▸ **TASK TO COMPLETE**
Pictures stay out of the copy; restate everything else in the material exactly.

▸ **DATA BLOCK**
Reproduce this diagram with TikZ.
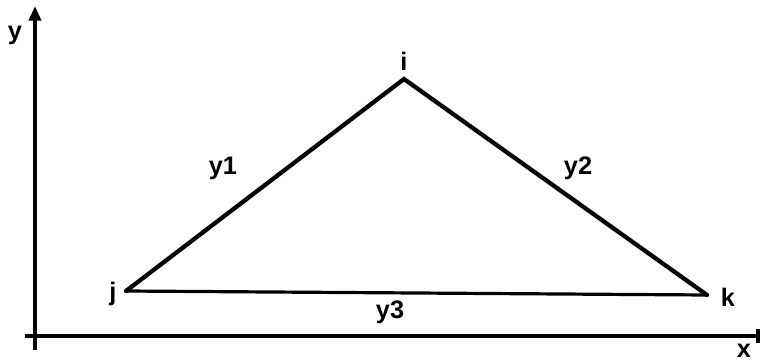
\documentclass[tikz,border=0pt]{standalone}
\usepackage{fontspec}
\setmainfont{Liberation Sans}
\usetikzlibrary{arrows.meta}
\begin{document}
\begin{tikzpicture}[x=0.75pt,y=-0.75pt,
  lbl/.style={inner sep=0pt,font=\fontsize{19}{21}\selectfont\bfseries},
  axis/.style={line width=3pt,-{Triangle[length=11pt,width=9pt]}},
  edge/.style={line width=3.2pt,line join=miter,line cap=round},
  base/.style={line width=2.4pt}]
\useasboundingbox (0,0) rectangle (760,361);
% axes
\coordinate (yb) at (35,350);
\coordinate (yt) at (35,6);
\coordinate (xl) at (25,336);
\coordinate (xr) at (760,336);
\draw[axis] (yb) -- (yt);
\draw[line width=3pt] (xl) -- (xr);
\draw[line width=2.4pt] (758,329) -- (758,343);
% vertices
\coordinate (i) at (404,79);
\coordinate (j) at (126,291);
\coordinate (k) at (707,295);
\draw[edge] (j) -- (i) -- (k);
\draw[base] (j) -- (k);
% labels
\node[lbl] (ly) at (15,35) {y};
\node[lbl] (lx) at (744,351) {x};
\node[lbl] (li) at (404,61) {i};
\node[lbl] (lj) at (113,294) {j};
\node[lbl] (lk) at (728,297) {k};
\node[lbl] (ly1) at (223,168) {y1};
\node[lbl] (ly2) at (578,168) {y2};
\node[lbl] (ly3) at (390,312) {y3};
\end{tikzpicture}
\end{document}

▸ **OUTPUT FOR THIS EXERCISE**
Reproduce this diagram with TikZ.
\documentclass[tikz,border=0pt]{standalone}
\usepackage{fontspec}
\setmainfont{Liberation Sans}
\usetikzlibrary{arrows.meta}
\begin{document}
\begin{tikzpicture}[x=0.75pt,y=-0.75pt,
  lbl/.style={inner sep=0pt,font=\fontsize{19}{21}\selectfont\bfseries},
  axis/.style={line width=3pt,-{Triangle[length=11pt,width=9pt]}},
  edge/.style={line width=3.2pt,line join=miter,line cap=round},
  base/.style={line width=2.4pt}]
\useasboundingbox (0,0) rectangle (760,361);
% axes
\coordinate (yb) at (35,350);
\coordinate (yt) at (35,6);
\coordinate (xl) at (25,336);
\coordinate (xr) at (760,336);
\draw[axis] (yb) -- (yt);
\draw[line width=3pt] (xl) -- (xr);
\draw[line width=2.4pt] (758,329) -- (758,343);
% vertices
\coordinate (i) at (404,79);
\coordinate (j) at (126,291);
\coordinate (k) at (707,295);
\draw[edge] (j) -- (i) -- (k);
\draw[base] (j) -- (k);
% labels
\node[lbl] (ly) at (15,35) {y};
\node[lbl] (lx) at (744,351) {x};
\node[lbl] (li) at (404,61) {i};
\node[lbl] (lj) at (113,294) {j};
\node[lbl] (lk) at (728,297) {k};
\node[lbl] (ly1) at (223,168) {y1};
\node[lbl] (ly2) at (578,168) {y2};
\node[lbl] (ly3) at (390,312) {y3};
\end{tikzpicture}
\end{document}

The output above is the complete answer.